The Reporting Persons have entered into certain cash-settled total return swap agreements with an unaffiliated third party financial institution, which provide the Reporting Persons with economic exposure to 10,000 notional shares of common stock for a price of $22.4832 per share. The swap agreements provide the Reporting Persons with economic results that are comparable to the economic results of ownership but do not provide the Reporting Persons with the power to vote or direct the voting or dispose of or direct the disposition of the shares of common stock that are the subject of the swap agreements (the "Subject Shares").
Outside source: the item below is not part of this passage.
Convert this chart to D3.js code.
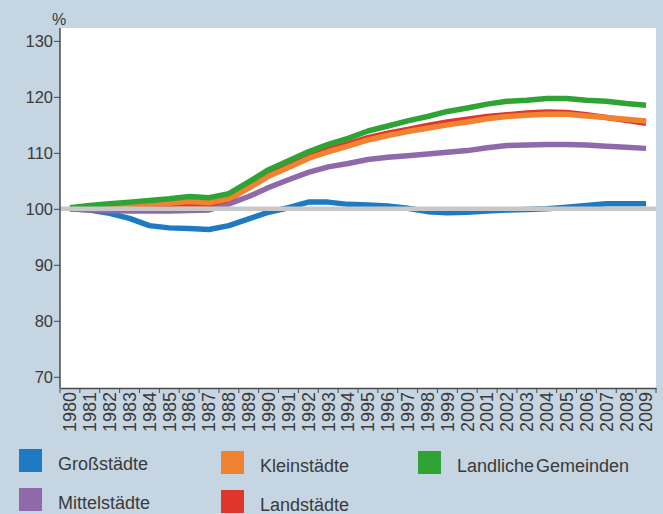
<!DOCTYPE html>
<html>
<head>
<meta charset="utf-8">
<script src="https://cdn.jsdelivr.net/npm/d3@7"></script>
<style>
  body { margin: 0; background: #c5d5e2; }
  svg { display: block; font-family: "Liberation Sans", Arial, sans-serif; }
  .axis path, .axis line { stroke: #4a4a4a; }
  .axis text { fill: #3a3a3a; }
</style>
</head>
<body>
<div id="chart"></div>
<script>
// Data
const years = d3.range(1980, 2010);
const yTicks = [70, 80, 90, 100, 110, 120, 130];

const grossstaedte = [100, 99.8, 99.2, 98.3, 97.0, 96.6, 96.5, 96.3, 97.0, 98.2,
    99.4, 100.2, 101.2, 101.2, 100.8, 100.7, 100.5, 100.1, 99.5, 99.3,
    99.4, 99.6, 99.8, 99.9, 100.0, 100.3, 100.6, 100.9, 100.9, 100.9];
const mittelstaedte = [100, 99.8, 99.7, 99.6, 99.6, 99.6, 99.7, 99.8, 100.9, 102.2,
    103.8, 105.2, 106.5, 107.5, 108.1, 108.8, 109.2, 109.5, 109.8, 110.1,
    110.4, 110.9, 111.3, 111.4, 111.5, 111.5, 111.4, 111.2, 111.0, 110.8];
const landstaedte = [100, 100.3, 100.5, 100.6, 100.7, 100.8, 100.9, 100.8, 101.7, 103.8,
    106.0, 107.7, 109.3, 110.6, 111.6, 112.7, 113.5, 114.2, 114.9, 115.5,
    116.0, 116.5, 116.8, 117.1, 117.3, 117.2, 116.8, 116.3, 115.8, 115.3];
const kleinstaedte = [100, 100.4, 100.6, 100.8, 100.9, 101.0, 101.3, 101.1, 101.8, 103.7,
    105.8, 107.4, 109.0, 110.2, 111.2, 112.3, 113.1, 113.8, 114.4, 115.0,
    115.5, 116.1, 116.5, 116.7, 116.9, 116.9, 116.6, 116.3, 116.0, 115.7];
const laendlich = [100.2, 100.6, 100.9, 101.2, 101.5, 101.8, 102.2, 102.0, 102.7, 104.8,
    107.0, 108.6, 110.2, 111.5, 112.6, 113.9, 114.8, 115.7, 116.5, 117.4,
    118.0, 118.7, 119.2, 119.4, 119.7, 119.7, 119.4, 119.2, 118.8, 118.5];

// drawing order: bottom first
const series = [
    { name: 'Großstädte', color: '#1f7bc1', values: grossstaedte },
    { name: 'Mittelstädte', color: '#8f6aaa', values: mittelstaedte },
    { name: 'Landstädte', color: '#e0352b', values: landstaedte },
    { name: 'Kleinstädte', color: '#ef8332', values: kleinstaedte },
    { name: 'Landliche Gemeinden', color: '#2fa334', values: laendlich }
];
const legendOrder = ['Großstädte', 'Kleinstädte', 'Landliche Gemeinden', 'Mittelstädte', 'Landstädte'];

const width = 663, height = 514;
const plot = { left: 60, right: 656, top: 28, bottom: 388 };

const svg = d3.select('#chart')
    .append('svg')
    .attr('width', width)
    .attr('height', height);

svg.append('rect')
    .attr('x', plot.left)
    .attr('y', plot.top)
    .attr('width', plot.right - plot.left)
    .attr('height', plot.bottom - plot.top)
    .attr('fill', '#fff');

const x = d3.scaleBand()
    .domain(years)
    .range([plot.left, plot.right]);

const y = d3.scaleLinear()
    .domain([68, 132.3])
    .range([plot.bottom, plot.top]);

// Lines
const line = d3.line()
    .x((d, i) => x(years[i]) + x.bandwidth() / 2)
    .y(d => y(d));

svg.selectAll('.series')
    .data(series)
    .enter()
    .append('path')
    .attr('class', 'series')
    .attr('d', d => line(d.values))
    .attr('fill', 'none')
    .attr('stroke', d => d.color)
    .attr('stroke-width', 5.5)
    .attr('stroke-linejoin', 'round');

// 100% reference line
svg.append('line')
    .attr('x1', plot.left)
    .attr('x2', plot.right)
    .attr('y1', y(100))
    .attr('y2', y(100))
    .attr('stroke', '#c8c8c8')
    .attr('stroke-width', 4.5);

// Y axis
const yAxis = svg.append('g')
    .attr('class', 'axis')
    .attr('transform', `translate(${plot.left},0)`)
    .call(d3.axisLeft(y).tickValues(yTicks).tickSize(6).tickPadding(1).tickSizeOuter(0));
yAxis.select('.domain').attr('d', `M0,${plot.top}V${plot.bottom}`).attr('stroke-width', 1.5);
yAxis.selectAll('text').style('font-size', '16.5px');

svg.append('text')
    .attr('x', 59)
    .attr('y', 25)
    .attr('text-anchor', 'middle')
    .attr('fill', '#3a3a3a')
    .style('font-size', '16px')
    .text('%');

// X axis
const xAxis = svg.append('g')
    .attr('class', 'axis')
    .attr('transform', `translate(0,${plot.bottom})`)
    .call(d3.axisBottom(x).tickSize(0).tickSizeOuter(0));
xAxis.select('.domain').attr('stroke-width', 1.5);
xAxis.selectAll('text')
    .style('font-size', '18px')
    .attr('text-anchor', 'end')
    .attr('transform', 'rotate(-90)')
    .attr('x', -4)
    .attr('y', 0)
    .attr('dy', '0.35em');

// tick marks sit between the years
xAxis.selectAll('.band-tick')
    .data(years.concat([null]))
    .enter()
    .append('line')
    .attr('class', 'band-tick')
    .attr('x1', (d, i) => plot.left + i * x.step())
    .attr('x2', (d, i) => plot.left + i * x.step())
    .attr('y1', 0)
    .attr('y2', 5)
    .attr('stroke', '#4a4a4a');

// Legend
const legendCols = [19, 221, 418];
const legendRows = [449, 488];
const legend = svg.selectAll('.legend')
    .data(legendOrder.map(n => series.find(s => s.name === n)))
    .enter()
    .append('g')
    .attr('class', 'legend')
    .attr('transform', (d, i) => {
        const col = i % 3, row = Math.floor(i / 3);
        return `translate(${legendCols[col]},${legendRows[row] + (col > 0 ? 2 : 0)})`;
    });

legend.append('rect')
    .attr('width', 23)
    .attr('height', 23)
    .attr('fill', d => d.color);

legend.append('text')
    .attr('x', 39)
    .attr('y', 21)
    .attr('fill', '#3a3a3a')
    .style('font-size', '18px')
    .style('word-spacing', '-3px')
    .text(d => d.name);
</script>
</body>
</html>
Each of the Reporting Persons disclaims beneficial ownership of the Subject Shares except to the extent of its or his pecuniary interest therein.
The expiration date of the swap agreements will be automatically extended for successive 12 month periods unless one party provides written notice to the other party, at least 30 calendar days prior to the first extension and at least 15 calendar days prior to any subsequent extension, not to so extend the expiration date.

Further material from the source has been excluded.